Managers of public companies are under constant pressure to meet quarterly guidance and maximize profits, often at the expense of future profitability. Those pressures, driven by a number of factors, are likely to increase in the next 10 to 15 years as corporate profits decline and labor costs rise. Public companies are dying faster than ever, and these contracting corporate life spans are, on average, diminishing long-term value creation, making it more important than ever that business leaders act to ensure that the drive for short-term performance doesn’t come at the expense of sustainable value creation. Along with board members and investors, business leaders should review their companies’ governance structures and consider whether any changes could better serve their long-term prospects.
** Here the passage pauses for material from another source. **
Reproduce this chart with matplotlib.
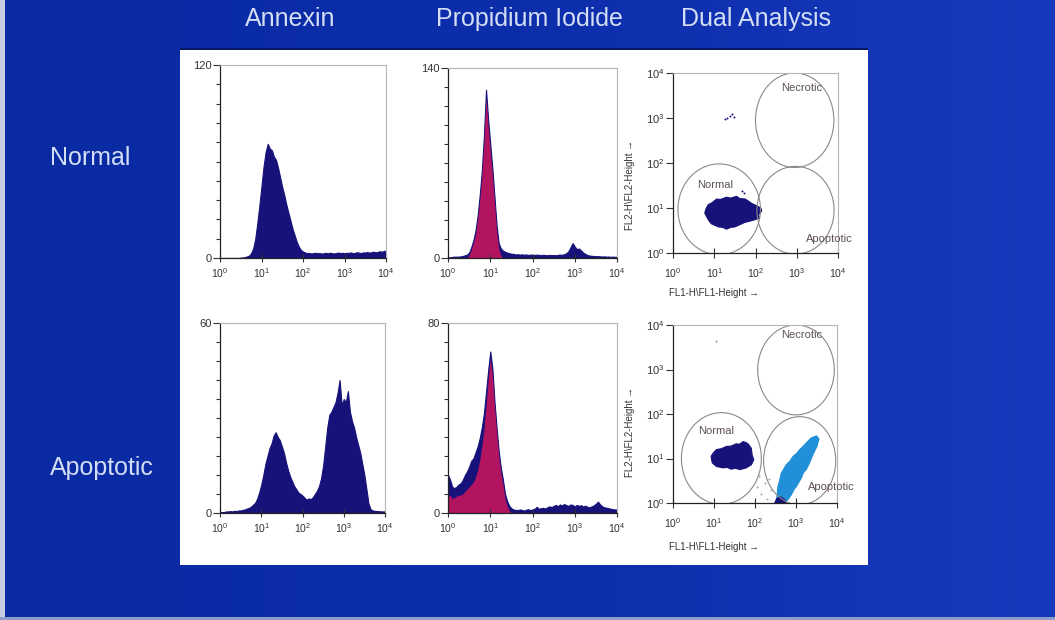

What is driving short-term behavior?

Activist hedge funds: Activist investors are gaining ground in the governance of public companies. In 2014, activists gained board seats at 107 companies, an all-time record that is likely to be broken this year. And, when companies resisted putting activists on their boards, the activists won proxy contests 73 percent of the time last year.

Increasing payouts to shareholders is one of the most frequent demands of activist hedge funds, after obtaining board seats and M&A campaigns such as sale of the company or a spin-off, and these demands drive some short-term behavior. From October 2008 through August 15, 2015, hedge fund activists led more than 220 public campaigns against US companies to increase payouts to shareholders.

 

 

 

Executive compensation design: The design of stock compensation, the main component of executive pay, may exacerbate that focus on short-term results. Performance triggers for stock compensation that are tied to near-term indicators, such as earnings per share or one-year share price increases, encourage executives to focus more on short-term share price and accounting measures than on long-term performance. Stock compensation is also linked to increasing stock buyback programs at companies that seek to offset dilution to shareholders when options are exercised or share grants vest. Whether buybacks add or destroy value depends upon the price paid relative to intrinsic value. If a company pays less than intrinsic value (i.e., shares are cheap), a buyback will add value. If the company pays more than intrinsic value (i.e., shares are expensive) a buyback will destroy value, since wealth is transferred from those who hold to those who sold.